Ahmed El Midaoui was a financial inspector in 1971, in 1974 he was a state financial controller with several companies and public establishments, then head of the industrial and agro-industrial activities department. He became a consultant on public enterprises and public finance to several international organizations. In 1980, he obtained a Doctor of State in Law from the University of Paris.

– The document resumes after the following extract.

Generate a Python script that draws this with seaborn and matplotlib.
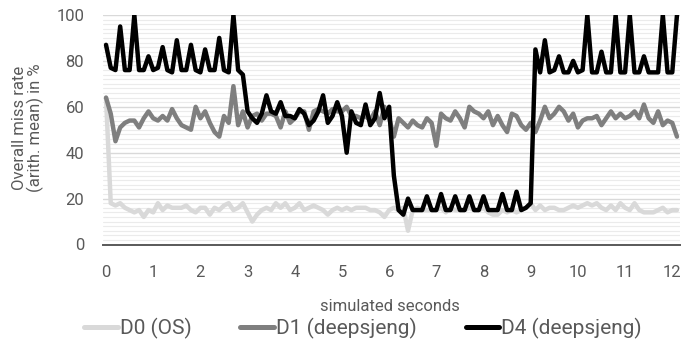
import numpy as np
import pandas as pd
import seaborn as sns
import matplotlib
matplotlib.use("Agg")
import matplotlib.pyplot as plt
from matplotlib.ticker import MultipleLocator

# ---- data ----
seconds = [round(i * 0.1, 1) for i in range(122)]

d0_os = [64, 18, 17, 18, 16, 15, 14, 15, 12, 15, 14, 18, 15, 17, 16, 16, 16, 17, 15, 14, 16,
         16, 13, 16, 15, 17, 18, 15, 16, 18, 14, 10, 13, 15, 16, 15, 18, 16, 18, 15, 16,
         18, 15, 16, 17, 16, 15, 13, 15, 16, 15, 16, 15, 16, 16, 16, 15, 15, 14, 12,
         15, 16, 15, 16, 6, 15, 16, 15, 15, 15, 15, 16, 14, 16, 15, 15, 15, 16, 15, 15,
         16, 14, 13, 13, 15, 14, 15, 14, 15, 16, 18, 15, 17, 15, 16, 16, 15, 15, 16,
         17, 16, 17, 18, 17, 18, 16, 15, 17, 15, 18, 16, 15, 18, 15, 14, 14, 14, 15, 16, 14, 15, 15]

d1_deepsjeng = [64, 57, 45, 51, 53, 54, 54, 51, 55, 58, 55, 54, 56, 54, 59, 55, 52, 51, 50, 60, 55,
                58, 53, 49, 47, 56, 53, 69, 52, 58, 51, 56, 57, 54, 57, 57, 56, 51, 58, 53, 55,
                58, 58, 50, 58, 59, 58, 57, 59, 58, 58, 60, 56, 56, 55, 56, 54, 58, 52,
                60, 55, 47, 55, 53, 51, 54, 52, 51, 55, 53, 43, 57, 55, 54, 58, 55, 51, 60, 58, 57, 55,
                58, 52, 56, 52, 49, 57, 56, 52, 50, 53, 49, 54, 60, 55, 57, 60, 58, 54,
                57, 51, 54, 55, 55, 56, 52, 55, 58, 55, 57, 55, 56, 58, 55, 61, 55, 53, 58, 52, 54, 53, 47]

d4_deepsjeng = [87, 77, 76, 95, 76, 76, 100, 76, 76, 82, 76, 77, 86, 76, 75, 89, 76, 76, 87, 76, 75,
                85, 76, 76, 90, 76, 75, 100, 76, 74, 58, 55, 53, 57, 65, 58, 57, 62, 56, 56, 55,
                59, 57, 52, 54, 58, 65, 53, 56, 62, 56, 40, 58, 53, 52, 61, 52, 55, 66, 55, 60, 30, 15, 13,
                20, 15, 15, 15, 21, 15, 15, 22, 15, 15, 21, 15, 15, 21, 15, 15, 21, 15, 15, 15, 22, 15, 15, 23, 15, 16, 18,
                85, 75, 89, 75, 76, 82, 75, 75, 80, 75, 76, 100, 75, 75, 84, 75, 75, 100, 75, 75, 100,
                75, 75, 82, 75, 75, 75, 100, 75, 75, 100]

series_names = ["D0 (OS)", "D1 (deepsjeng)", "D4 (deepsjeng)"]
series_colors = ["#d9d9d9", "#7f7f7f", "#000000"]
x_ticks = list(range(0, 13))
y_ticks = [0, 20, 40, 60, 80, 100]

df = pd.concat([
    pd.DataFrame({"t": seconds, "v": vals, "series": name})
    for name, vals in zip(series_names, [d0_os, d1_deepsjeng, d4_deepsjeng])
], ignore_index=True)

# ---- style ----
sns.set_theme(style="white")
plt.rcParams["font.family"] = ["Roboto", "DejaVu Sans"]
plt.rcParams["font.weight"] = "normal"
txt = "#595959"

W, H = 699, 344
fig = plt.figure(figsize=(W / 100, H / 100), dpi=100)
ax = fig.add_axes([103 / W, 1 - 244.5 / H, 577 / W, (244.5 - 15) / H])

sns.lineplot(data=df, x="t", y="v", hue="series", hue_order=series_names,
             palette=series_colors, linewidth=3.2, ax=ax,
             solid_joinstyle="round", solid_capstyle="round")

ax.set_xlim(-0.064, 12.164)
ax.set_ylim(0, 100)
ax.set_xticks(x_ticks)
ax.set_yticks(y_ticks)
ax.yaxis.set_minor_locator(MultipleLocator(2))
ax.grid(which="minor", axis="y", color="#ebebeb", lw=0.8)
ax.grid(which="major", axis="y", color="#d9d9d9", lw=1.0)
ax.grid(False, axis="x")
ax.set_axisbelow(True)
for s in ["left", "right", "top"]:
    ax.spines[s].set_visible(False)
ax.spines["bottom"].set_color(txt)
ax.spines["bottom"].set_linewidth(1.4)
ax.tick_params(axis="x", which="both", length=0, pad=14.5, labelsize=12, colors=txt)
ax.tick_params(axis="y", which="both", length=0, pad=13.5, labelsize=12, colors=txt)
ax.set_xlabel("")
ax.set_ylabel("")

fig.text(28 / W, 1 - 128 / H, "Overall miss rate\n(arith. mean) in %", rotation=90,
         ha="center", va="center", fontsize=12, color=txt, linespacing=1.05)
fig.text(390 / W, 1 - 311 / H, "simulated seconds", ha="center", va="baseline",
         fontsize=12, color=txt)

handles, labels = ax.get_legend_handles_labels()
for h in handles:
    h.set_linewidth(3.6)
ax.legend(handles, labels, loc="center", bbox_to_anchor=(363 / W, 1 - 328 / H),
          bbox_transform=fig.transFigure, ncol=3, frameon=False, fontsize=15,
          handlelength=1.6, handletextpad=0.1, columnspacing=2.35, labelcolor=txt)

fig.savefig("out.png", dpi=100)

He was professor at the Faculty of Economics and Social Sciences of Rabat, at the National School of Public Administration and at the Executive Development School of the Ministry of the Interior in Kénitra. In 2002 he was lecturer at the Development Leaders Program at Harvard University in the United States of America. On the 16th he became governor of the prefecture of Mohammedia-Zenata. On the 20th he became governor of the Tangier. In 1993, he became Director General of Moroccan National Security. In November 1999, he was appointed Minister of the Interior in the Government Abderrahman el-Youssoufi until September 2001 when he was appointed adviser to King Mohammed VI. In February 2003, he was appointed First President of the Court of Auditors. He is also chairman of the French-speaking group and a speaker at the Symposium organized by the UN and the International Organization of Supreme Audit Institutions (INTOSAI) on the independence of supreme audit institutions. He was also President (2003–2004) and First Vice-President (since 2005) of the Executive Council of the (ARABOSAI). Since October 2004, he has been First Vice-President of the 18th Congress of INTOSAI. Elected by his peers at the international level, he is former President of the Association of Supreme Audit Institutions having in common the use of the French (AISCCUF), and Honorary President of this association. Chairman of the Institutional Capacity Building Committee as part of the implementation of the INTOSAI Strategic Plan 2005–2010.

== Works ==
- In 1981: Public Enterprises in Morocco and their participation in development.